Dredging proposed to ease Willamette waste plume
CORVALLIS, Ore. (AP) -- The owner of a pulp mill upstream of Corvallis has proposed a major dredging in the Willamette River to resolve a pollution dispute.
Cascade Pacific Pulp has applied for a permit to remove gravel that amounts to 1,900 dump truck loads, the Corvallis Gazette-Times (http://bit.ly/T71J6j ) reports.
The buildup of a gravel bar has reduced the flow of water to what's called a "mixing zone" for the effluent from the pulp mill and an adjoining Georgia-Pacific tissue plant near Halsey.
In August, the environmental group Willamette Riverkeeper warned it would sue over a dark, foul-smelling waste plume in the river.
The two mills have a combined permit to discharge up to 17,000 pounds of effluent a day. The mixing zone is about 15 miles upstream from Corvallis, which gets 70 percent of its municipal water supply from the river.
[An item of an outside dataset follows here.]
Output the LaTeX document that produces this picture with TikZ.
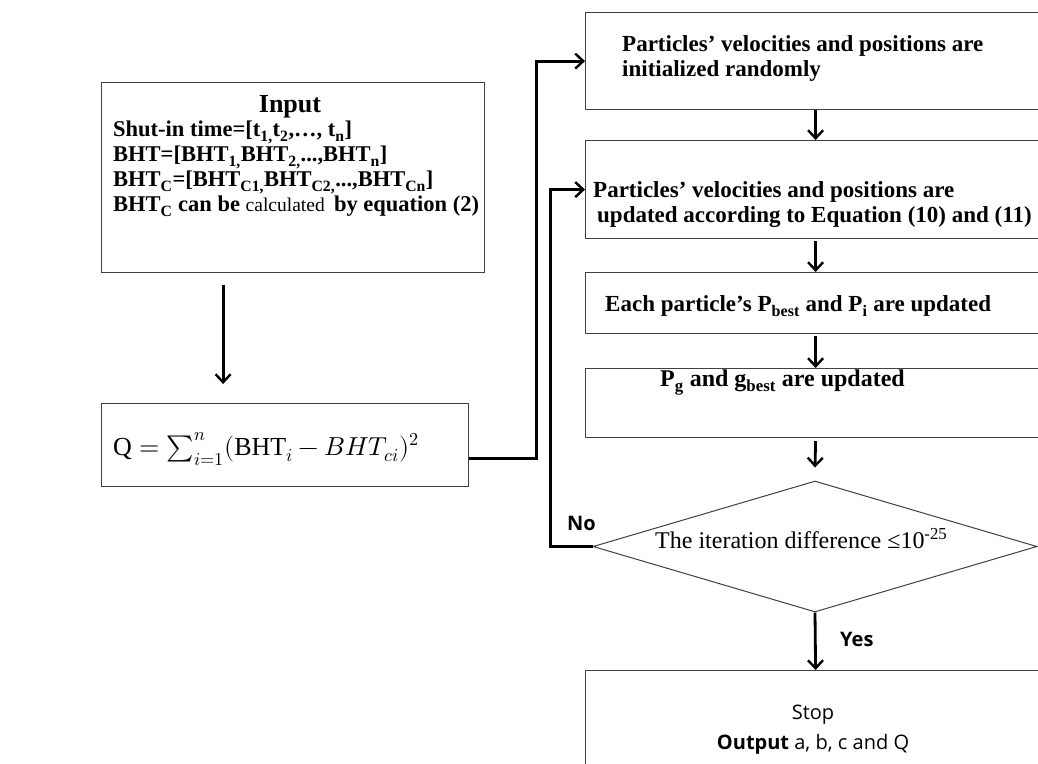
\documentclass[tikz,border=0pt]{standalone}
\usepackage{fontspec}
\usepackage{unicode-math}
\setmainfont{Liberation Serif}
\setmathfont{Latin Modern Math}
\newfontfamily\sansf{Open Sans}
\usetikzlibrary{arrows.meta,shapes.geometric}
\begin{document}
\begin{tikzpicture}[x=1pt,y=-1pt,
 box/.style={draw=black!75,line width=1.2pt,inner sep=0pt,anchor=north west},
 txt/.style={inner sep=0pt,font=\fontsize{23}{25}\selectfont\bfseries,anchor=base west},
 intxt/.style={inner sep=0pt,font=\fontsize{22.5}{25}\selectfont\bfseries,anchor=base west},
 dtxt/.style={inner sep=0pt,font=\fontsize{24}{26}\selectfont,anchor=base west},
 lab/.style={inner sep=0pt,font=\sansf\bfseries\fontsize{20}{24}\selectfont,anchor=base west},
 conn/.style={line width=2.8pt,-{Straight Barb[length=8pt,width=15pt,line width=2.4pt]}},
]
\useasboundingbox (0,0) rectangle (1038,763);
\clip (0,0) rectangle (1038,763);
% left column
\node[box,minimum width=383pt,minimum height=190pt] (input) at (101,82) {};
\node[inner sep=0pt,font=\fontsize{26}{28}\selectfont\bfseries,anchor=base] (intitle) at (290,112) {Input};
\node[intxt] (in1) at (113,136) {Shut-in time=[t\textsubscript{1,}t\textsubscript{2},\dots, t\textsubscript{n}]};
\node[intxt] (in2) at (113,161) {BHT=[BHT\textsubscript{1,}BHT\textsubscript{2,}...,BHT\textsubscript{n}]};
\node[intxt] (in3) at (113,186) {BHT\textsubscript{C}=[BHT\textsubscript{C1,}BHT\textsubscript{C2,}...,BHT\textsubscript{Cn}]};
\node[intxt] (in4) at (113,211) {BHT\textsubscript{C} can be {\mdseries\fontsize{19.5}{22}\selectfont calculated}\, by equation (2)};
\node[box,minimum width=367pt,minimum height=83pt] (qbox) at (101,403) {};
\node[inner sep=0pt,font=\fontsize{26}{30}\selectfont,anchor=base west] (qtxt) at (113,455) {$\mathrm{Q}=\textstyle\sum_{i=1}^{n}(\mathrm{BHT}_{i}-BHT_{ci})^{2}$};
% right column
\node[box,minimum width=460pt,minimum height=97pt] (b1) at (585,12) {};
\node[txt] (b1a) at (622,51) {Particles’ velocities and positions are};
\node[txt] (b1b) at (622,76) {initialized randomly};
\node[box,minimum width=460pt,minimum height=98pt] (b2) at (585,140) {};
\node[txt] (b2a) at (593,197) {Particles’ velocities and positions are};
\node[txt] (b2b) at (597,222) {updated according to Equation (10) and (11)};
\node[box,minimum width=460pt,minimum height=61pt] (b3) at (585,272) {};
\node[txt] (b3a) at (605,311) {Each particle’s P\textsubscript{best} and P\textsubscript{i} are updated};
\node[box,minimum width=460pt,minimum height=69pt] (b4) at (585,368) {};
\node[txt,font=\fontsize{24}{26}\selectfont\bfseries] (b4a) at (660,386) {P\textsubscript{g} and g\textsubscript{best} are updated};
\node[draw=black!75,line width=1pt,diamond,inner sep=0pt,aspect=3.39,minimum width=444pt,minimum height=131pt] (dia) at (815,546.5) {};
\node[dtxt] (diat) at (655,548) {The iteration difference ≤10\textsuperscript{-25}};
\node[box,minimum width=460pt,minimum height=120pt] (stop) at (585,670) {};
\node[inner sep=0pt,font=\sansf\fontsize{20}{22}\selectfont,anchor=base] (stopt) at (813,719) {Stop};
\node[inner sep=0pt,font=\sansf\fontsize{20}{22}\selectfont,anchor=base] (outt) at (813,749) {\textbf{Output} a, b, c and Q};
\node[lab] (no) at (567,530) {No};
\node[lab] (yes) at (840,646) {Yes};
% connectors
\coordinate (a1) at ([xshift=-70pt,yshift=-12pt]input.south);
\coordinate (a2) at ([yshift=19pt]qbox.north);
\draw[conn] (a1) -- (a1 |- a2);
\draw[conn] ([yshift=-13pt]qbox.east) -- ++(67,0) |- (b1.west);
\draw[conn] (dia.west) -- ++(-42,0) |- (b2.west);
\draw[conn] (b1.south) -- (b2.north);
\draw[conn] ([yshift=-2pt]b2.south) -- (b3.north);
\draw[conn] ([yshift=-2pt]b3.south) -- (b4.north);
\draw[conn] ([yshift=-3pt]b4.south) -- ([yshift=13pt]dia.north);
\draw[conn] (dia.south) -- (stop.north);
\end{tikzpicture}
\end{document}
The growing gravel bar has reduced the river's flow at the structures where water from the plants is taken in and waste is pumped into a mixing zone that dilutes it. The reduced flow has also resulted in a concentration of the effluent from the two mills.
The group and a lawyer for Cascade Pacific Pulp said settlement talks are going well.
Riverkeeper director Travis Williams said there were "a couple of sticking points" but said he was optimistic those could be worked out.
"Negotiations are progressing, and we hope to have the matter resolved soon," said Laura Maffei of Schwabe, Williamson & Wyatt in Portland.
The dredging permit from the U.S. Army Corps of Engineers would allow removal of up to 22,600 cubic yards of material.